> [THE PROBLEM]
Please copy out exactly, and only, the lines between the line with "Write a web" and the line with "const seriesNames = ['New", both included. Pictures are to be omitted.

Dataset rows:
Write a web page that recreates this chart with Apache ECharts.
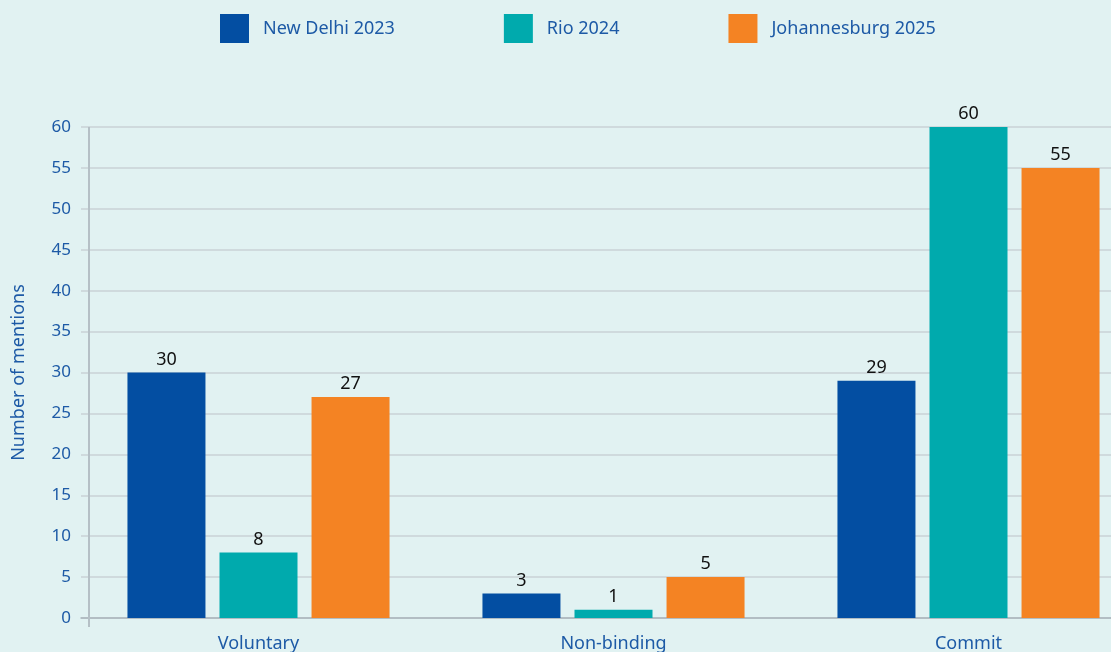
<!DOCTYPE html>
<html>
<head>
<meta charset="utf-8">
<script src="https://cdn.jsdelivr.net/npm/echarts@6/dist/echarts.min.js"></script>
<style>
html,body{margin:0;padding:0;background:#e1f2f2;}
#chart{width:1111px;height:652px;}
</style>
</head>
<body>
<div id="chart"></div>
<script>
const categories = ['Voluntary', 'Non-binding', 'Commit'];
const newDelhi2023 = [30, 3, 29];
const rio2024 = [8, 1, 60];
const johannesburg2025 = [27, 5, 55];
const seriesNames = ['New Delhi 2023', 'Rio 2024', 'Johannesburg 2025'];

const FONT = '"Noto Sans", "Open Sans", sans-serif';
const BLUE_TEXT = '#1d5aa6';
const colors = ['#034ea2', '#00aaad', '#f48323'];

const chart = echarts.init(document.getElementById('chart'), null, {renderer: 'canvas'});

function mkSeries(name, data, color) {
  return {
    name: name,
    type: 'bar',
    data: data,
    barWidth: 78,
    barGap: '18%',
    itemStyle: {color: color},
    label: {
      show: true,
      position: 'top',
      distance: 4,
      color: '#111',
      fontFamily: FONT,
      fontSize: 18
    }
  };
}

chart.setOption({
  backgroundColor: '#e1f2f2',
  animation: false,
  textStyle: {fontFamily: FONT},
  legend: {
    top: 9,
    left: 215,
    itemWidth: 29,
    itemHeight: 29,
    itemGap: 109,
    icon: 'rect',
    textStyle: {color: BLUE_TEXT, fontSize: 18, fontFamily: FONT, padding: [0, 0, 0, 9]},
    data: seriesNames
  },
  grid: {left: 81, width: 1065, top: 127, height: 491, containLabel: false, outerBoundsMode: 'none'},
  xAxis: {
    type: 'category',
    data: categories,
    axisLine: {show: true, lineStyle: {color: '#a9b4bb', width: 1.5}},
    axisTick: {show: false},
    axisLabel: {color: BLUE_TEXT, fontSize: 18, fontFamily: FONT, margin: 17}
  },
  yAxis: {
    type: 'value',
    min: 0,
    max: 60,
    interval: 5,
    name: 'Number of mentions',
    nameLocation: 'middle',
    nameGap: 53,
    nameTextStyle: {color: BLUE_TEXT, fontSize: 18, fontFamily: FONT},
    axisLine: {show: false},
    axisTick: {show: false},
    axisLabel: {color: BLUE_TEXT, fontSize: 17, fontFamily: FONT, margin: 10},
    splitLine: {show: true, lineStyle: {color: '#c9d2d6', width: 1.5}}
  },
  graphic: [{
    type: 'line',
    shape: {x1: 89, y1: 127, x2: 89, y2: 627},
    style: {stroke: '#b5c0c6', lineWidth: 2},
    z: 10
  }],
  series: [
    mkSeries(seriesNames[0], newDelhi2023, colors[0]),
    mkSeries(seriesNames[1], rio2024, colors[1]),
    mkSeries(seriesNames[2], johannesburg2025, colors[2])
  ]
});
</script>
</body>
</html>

...

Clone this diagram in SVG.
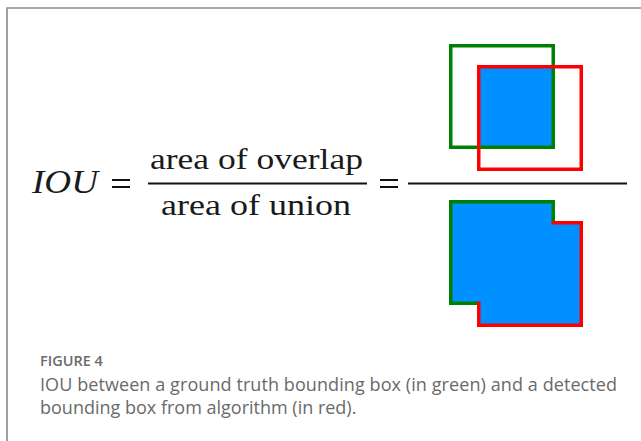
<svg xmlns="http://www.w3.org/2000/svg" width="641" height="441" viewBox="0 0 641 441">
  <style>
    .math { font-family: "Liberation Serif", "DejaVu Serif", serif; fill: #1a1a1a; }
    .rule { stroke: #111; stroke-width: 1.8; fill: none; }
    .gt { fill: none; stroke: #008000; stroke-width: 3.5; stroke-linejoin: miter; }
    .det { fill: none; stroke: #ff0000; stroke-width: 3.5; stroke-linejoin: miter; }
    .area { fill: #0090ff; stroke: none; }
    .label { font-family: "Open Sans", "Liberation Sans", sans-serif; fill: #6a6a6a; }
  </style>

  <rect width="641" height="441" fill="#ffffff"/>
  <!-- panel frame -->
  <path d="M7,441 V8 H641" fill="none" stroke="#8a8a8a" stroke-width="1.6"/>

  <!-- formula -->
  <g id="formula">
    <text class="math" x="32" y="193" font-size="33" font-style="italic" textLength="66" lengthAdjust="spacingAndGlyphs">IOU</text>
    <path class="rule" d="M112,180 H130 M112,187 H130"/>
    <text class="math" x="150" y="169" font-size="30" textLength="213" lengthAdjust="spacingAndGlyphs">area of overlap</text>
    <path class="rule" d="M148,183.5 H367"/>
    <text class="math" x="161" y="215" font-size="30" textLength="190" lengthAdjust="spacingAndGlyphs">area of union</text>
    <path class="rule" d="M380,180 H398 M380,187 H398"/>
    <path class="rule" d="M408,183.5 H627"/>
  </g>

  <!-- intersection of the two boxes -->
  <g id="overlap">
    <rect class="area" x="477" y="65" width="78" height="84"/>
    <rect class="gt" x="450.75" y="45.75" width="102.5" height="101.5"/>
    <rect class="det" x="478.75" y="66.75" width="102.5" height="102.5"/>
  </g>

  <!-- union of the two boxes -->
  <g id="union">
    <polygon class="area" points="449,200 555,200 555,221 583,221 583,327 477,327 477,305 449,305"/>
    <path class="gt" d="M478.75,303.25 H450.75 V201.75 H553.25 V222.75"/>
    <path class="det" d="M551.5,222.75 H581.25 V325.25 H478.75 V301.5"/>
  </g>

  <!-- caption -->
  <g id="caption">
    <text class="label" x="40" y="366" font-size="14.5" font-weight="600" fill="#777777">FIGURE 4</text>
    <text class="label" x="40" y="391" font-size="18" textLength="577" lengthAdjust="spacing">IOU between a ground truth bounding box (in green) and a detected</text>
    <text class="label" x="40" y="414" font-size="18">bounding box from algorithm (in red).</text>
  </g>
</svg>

> [RESPONSE TO THIS EXERCISE]
Write a web page that recreates this chart with Apache ECharts.
<!DOCTYPE html>
<html>
<head>
<meta charset="utf-8">
<script src="https://cdn.jsdelivr.net/npm/echarts@6/dist/echarts.min.js"></script>
<style>
html,body{margin:0;padding:0;background:#e1f2f2;}
#chart{width:1111px;height:652px;}
</style>
</head>
<body>
<div id="chart"></div>
<script>
const categories = ['Voluntary', 'Non-binding', 'Commit'];
const newDelhi2023 = [30, 3, 29];
const rio2024 = [8, 1, 60];
const johannesburg2025 = [27, 5, 55];
const seriesNames = ['New Delhi 2023', 'Rio 2024', 'Johannesburg 2025'];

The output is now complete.